Find the string "this" in the records. Copy every line it appears in.

Figure scripts
BEGIN
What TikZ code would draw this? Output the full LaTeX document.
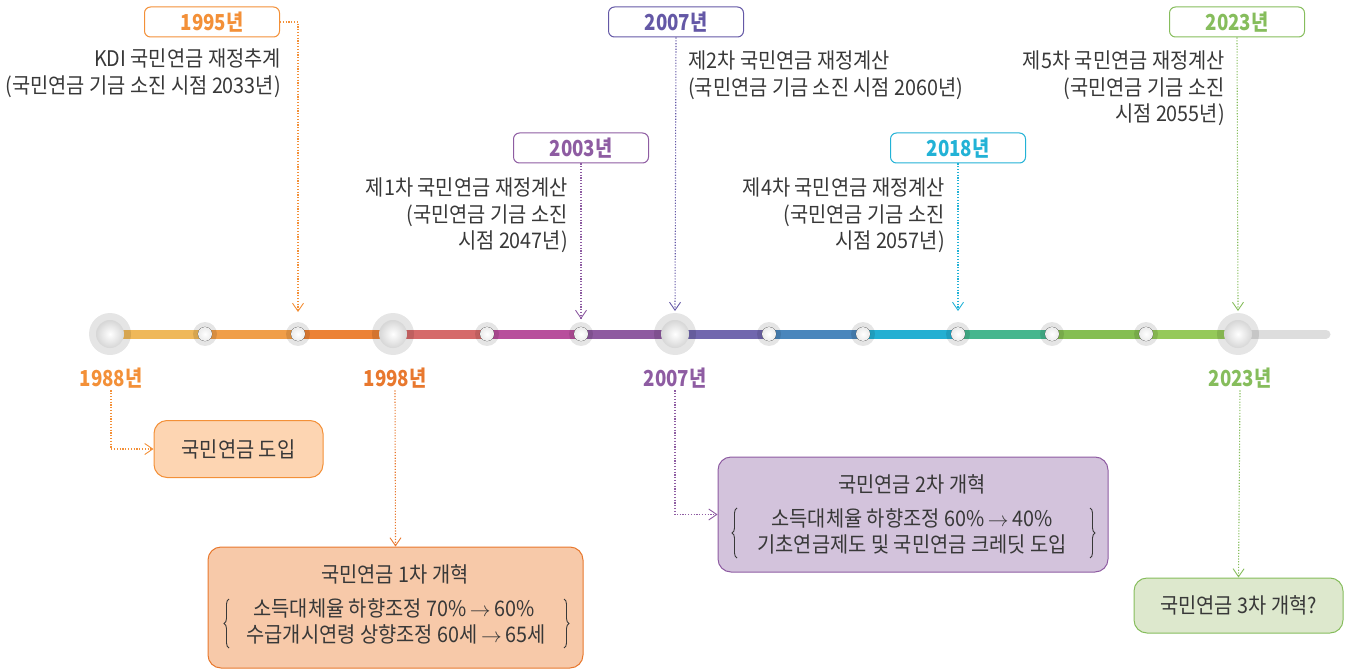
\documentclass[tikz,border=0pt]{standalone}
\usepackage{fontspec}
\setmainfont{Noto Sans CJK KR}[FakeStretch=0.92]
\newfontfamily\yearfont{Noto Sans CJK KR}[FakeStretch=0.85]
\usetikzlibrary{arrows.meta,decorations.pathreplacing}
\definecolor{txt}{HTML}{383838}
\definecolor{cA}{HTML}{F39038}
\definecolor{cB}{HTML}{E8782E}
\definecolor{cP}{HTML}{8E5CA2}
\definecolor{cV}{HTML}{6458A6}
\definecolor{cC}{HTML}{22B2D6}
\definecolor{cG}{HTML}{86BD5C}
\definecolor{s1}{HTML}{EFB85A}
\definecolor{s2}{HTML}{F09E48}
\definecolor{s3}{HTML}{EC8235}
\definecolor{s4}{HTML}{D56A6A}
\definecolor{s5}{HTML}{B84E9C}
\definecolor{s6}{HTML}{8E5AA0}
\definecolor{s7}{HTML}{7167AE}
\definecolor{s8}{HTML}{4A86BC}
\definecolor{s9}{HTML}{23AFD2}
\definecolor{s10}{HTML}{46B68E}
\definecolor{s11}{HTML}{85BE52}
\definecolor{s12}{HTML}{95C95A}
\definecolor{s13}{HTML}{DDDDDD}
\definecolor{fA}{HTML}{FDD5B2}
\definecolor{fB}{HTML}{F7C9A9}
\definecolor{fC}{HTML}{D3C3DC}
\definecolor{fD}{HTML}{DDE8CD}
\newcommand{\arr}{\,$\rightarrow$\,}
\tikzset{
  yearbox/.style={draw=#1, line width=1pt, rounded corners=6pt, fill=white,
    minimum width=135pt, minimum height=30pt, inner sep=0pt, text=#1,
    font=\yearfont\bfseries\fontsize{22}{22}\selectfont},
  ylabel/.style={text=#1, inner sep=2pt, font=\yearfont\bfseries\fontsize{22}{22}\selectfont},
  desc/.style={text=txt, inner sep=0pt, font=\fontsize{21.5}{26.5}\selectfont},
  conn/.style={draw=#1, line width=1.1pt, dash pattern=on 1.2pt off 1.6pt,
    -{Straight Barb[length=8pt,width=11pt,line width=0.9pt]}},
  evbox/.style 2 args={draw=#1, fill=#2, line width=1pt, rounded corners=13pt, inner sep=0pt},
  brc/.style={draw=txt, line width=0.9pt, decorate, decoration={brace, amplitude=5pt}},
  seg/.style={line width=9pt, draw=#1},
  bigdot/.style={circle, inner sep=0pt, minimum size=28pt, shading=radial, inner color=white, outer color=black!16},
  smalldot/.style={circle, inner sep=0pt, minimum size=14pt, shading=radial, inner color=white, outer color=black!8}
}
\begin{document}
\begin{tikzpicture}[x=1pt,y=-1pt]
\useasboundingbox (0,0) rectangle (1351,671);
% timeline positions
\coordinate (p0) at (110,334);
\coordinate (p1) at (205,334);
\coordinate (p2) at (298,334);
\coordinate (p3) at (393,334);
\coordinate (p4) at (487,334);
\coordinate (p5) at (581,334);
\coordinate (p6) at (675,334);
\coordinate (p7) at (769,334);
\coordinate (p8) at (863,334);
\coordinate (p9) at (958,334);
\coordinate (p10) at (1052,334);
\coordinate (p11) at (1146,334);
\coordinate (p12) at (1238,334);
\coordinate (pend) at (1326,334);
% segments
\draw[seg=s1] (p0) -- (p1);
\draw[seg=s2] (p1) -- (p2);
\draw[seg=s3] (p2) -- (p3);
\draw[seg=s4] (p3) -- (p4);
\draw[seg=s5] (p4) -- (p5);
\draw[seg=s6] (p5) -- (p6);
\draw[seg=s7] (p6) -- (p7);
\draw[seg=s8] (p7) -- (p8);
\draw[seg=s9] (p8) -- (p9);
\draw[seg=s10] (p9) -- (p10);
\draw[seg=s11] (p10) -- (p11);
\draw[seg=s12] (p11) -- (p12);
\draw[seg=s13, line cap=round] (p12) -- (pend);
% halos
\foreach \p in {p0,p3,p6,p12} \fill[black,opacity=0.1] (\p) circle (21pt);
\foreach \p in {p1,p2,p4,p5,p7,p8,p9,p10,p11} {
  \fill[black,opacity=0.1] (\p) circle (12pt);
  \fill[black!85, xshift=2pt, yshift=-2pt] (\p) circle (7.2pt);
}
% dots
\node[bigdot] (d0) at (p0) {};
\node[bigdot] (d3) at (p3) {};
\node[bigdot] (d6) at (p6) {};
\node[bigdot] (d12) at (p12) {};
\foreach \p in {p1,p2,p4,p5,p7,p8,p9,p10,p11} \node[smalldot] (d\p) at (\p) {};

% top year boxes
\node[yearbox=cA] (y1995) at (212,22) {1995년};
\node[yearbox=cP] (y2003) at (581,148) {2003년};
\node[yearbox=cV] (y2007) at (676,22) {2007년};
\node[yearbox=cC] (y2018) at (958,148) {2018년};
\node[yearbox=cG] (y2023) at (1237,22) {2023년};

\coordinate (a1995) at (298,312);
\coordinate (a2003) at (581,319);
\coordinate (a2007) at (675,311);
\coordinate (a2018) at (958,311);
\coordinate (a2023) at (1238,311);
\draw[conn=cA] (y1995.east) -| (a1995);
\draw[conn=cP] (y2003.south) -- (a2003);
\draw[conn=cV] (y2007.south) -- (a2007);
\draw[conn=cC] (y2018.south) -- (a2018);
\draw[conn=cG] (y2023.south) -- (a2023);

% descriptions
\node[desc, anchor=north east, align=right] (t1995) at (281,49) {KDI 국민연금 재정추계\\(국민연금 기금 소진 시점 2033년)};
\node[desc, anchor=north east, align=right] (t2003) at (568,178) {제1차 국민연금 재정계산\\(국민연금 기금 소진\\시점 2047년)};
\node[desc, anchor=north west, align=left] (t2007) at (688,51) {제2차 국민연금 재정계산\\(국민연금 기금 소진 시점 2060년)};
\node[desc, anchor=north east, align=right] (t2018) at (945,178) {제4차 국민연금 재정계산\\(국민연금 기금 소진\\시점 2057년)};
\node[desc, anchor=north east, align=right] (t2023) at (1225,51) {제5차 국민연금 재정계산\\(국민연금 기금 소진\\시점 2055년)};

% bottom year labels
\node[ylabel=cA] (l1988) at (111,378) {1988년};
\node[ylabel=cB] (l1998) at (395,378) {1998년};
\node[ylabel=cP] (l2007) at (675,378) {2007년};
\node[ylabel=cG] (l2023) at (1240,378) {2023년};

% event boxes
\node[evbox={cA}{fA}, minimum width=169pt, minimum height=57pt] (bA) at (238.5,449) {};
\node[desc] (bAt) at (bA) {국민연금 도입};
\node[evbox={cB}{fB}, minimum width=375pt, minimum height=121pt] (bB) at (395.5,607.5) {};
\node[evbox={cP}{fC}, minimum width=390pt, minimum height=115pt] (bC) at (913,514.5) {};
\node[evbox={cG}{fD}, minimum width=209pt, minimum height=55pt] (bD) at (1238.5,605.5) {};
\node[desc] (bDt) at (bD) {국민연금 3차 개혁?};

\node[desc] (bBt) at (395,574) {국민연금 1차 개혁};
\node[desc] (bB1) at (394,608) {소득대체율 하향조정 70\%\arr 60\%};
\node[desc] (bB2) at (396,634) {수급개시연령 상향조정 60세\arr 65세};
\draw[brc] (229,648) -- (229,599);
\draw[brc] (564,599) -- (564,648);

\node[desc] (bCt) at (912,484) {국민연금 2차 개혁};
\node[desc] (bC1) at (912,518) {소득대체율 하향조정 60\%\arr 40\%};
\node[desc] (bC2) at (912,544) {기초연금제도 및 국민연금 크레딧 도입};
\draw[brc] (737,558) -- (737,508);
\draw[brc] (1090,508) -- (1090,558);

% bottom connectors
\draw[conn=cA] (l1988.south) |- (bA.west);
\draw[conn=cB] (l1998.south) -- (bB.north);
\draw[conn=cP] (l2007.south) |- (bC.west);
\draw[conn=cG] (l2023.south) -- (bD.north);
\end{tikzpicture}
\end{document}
END
BEGIN
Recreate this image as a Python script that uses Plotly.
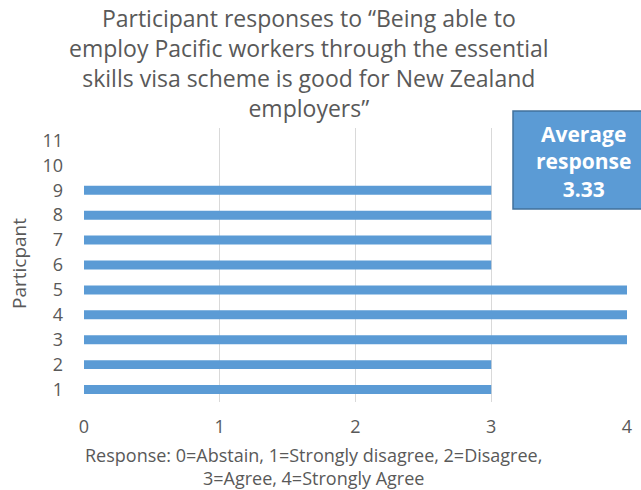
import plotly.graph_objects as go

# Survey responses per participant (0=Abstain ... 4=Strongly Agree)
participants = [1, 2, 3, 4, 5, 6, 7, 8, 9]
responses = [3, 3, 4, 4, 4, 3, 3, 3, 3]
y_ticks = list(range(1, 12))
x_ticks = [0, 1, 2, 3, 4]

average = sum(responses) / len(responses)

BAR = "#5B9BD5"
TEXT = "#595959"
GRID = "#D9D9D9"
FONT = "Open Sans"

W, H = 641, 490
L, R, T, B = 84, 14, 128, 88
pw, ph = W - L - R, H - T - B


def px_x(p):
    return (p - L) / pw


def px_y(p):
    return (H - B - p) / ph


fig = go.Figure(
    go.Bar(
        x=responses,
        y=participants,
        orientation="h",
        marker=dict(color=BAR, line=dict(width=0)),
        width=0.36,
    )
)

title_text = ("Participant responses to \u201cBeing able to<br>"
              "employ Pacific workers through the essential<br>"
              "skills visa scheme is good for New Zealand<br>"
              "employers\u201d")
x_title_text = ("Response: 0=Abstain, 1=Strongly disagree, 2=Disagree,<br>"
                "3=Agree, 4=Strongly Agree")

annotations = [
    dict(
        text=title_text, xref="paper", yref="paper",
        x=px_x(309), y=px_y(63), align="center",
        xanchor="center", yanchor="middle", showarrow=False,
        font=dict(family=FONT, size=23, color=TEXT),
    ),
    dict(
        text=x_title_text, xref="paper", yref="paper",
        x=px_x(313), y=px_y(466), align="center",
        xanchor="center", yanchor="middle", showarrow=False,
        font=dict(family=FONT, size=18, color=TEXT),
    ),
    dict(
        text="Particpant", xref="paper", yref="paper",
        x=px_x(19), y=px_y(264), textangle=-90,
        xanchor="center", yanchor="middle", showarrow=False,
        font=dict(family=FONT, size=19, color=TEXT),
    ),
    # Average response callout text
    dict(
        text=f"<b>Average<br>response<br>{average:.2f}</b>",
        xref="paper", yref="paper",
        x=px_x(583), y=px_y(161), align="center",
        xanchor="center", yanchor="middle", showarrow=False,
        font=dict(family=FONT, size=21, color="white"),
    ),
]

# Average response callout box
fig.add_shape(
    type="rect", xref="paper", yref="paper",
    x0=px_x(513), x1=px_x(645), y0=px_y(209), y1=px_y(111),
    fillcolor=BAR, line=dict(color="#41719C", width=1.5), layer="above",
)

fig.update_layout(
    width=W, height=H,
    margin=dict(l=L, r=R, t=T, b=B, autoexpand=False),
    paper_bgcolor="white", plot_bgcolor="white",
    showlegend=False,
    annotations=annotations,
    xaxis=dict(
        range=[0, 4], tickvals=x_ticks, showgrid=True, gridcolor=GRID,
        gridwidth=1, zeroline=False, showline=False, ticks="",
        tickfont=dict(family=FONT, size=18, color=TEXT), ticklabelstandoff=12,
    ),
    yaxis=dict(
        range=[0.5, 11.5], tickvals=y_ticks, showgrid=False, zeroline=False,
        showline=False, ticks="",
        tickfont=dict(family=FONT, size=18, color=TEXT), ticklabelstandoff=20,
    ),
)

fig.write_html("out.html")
END
◆ Answer to the task
What TikZ code would draw this? Output the full LaTeX document.
Recreate this image as a Python script that uses Plotly.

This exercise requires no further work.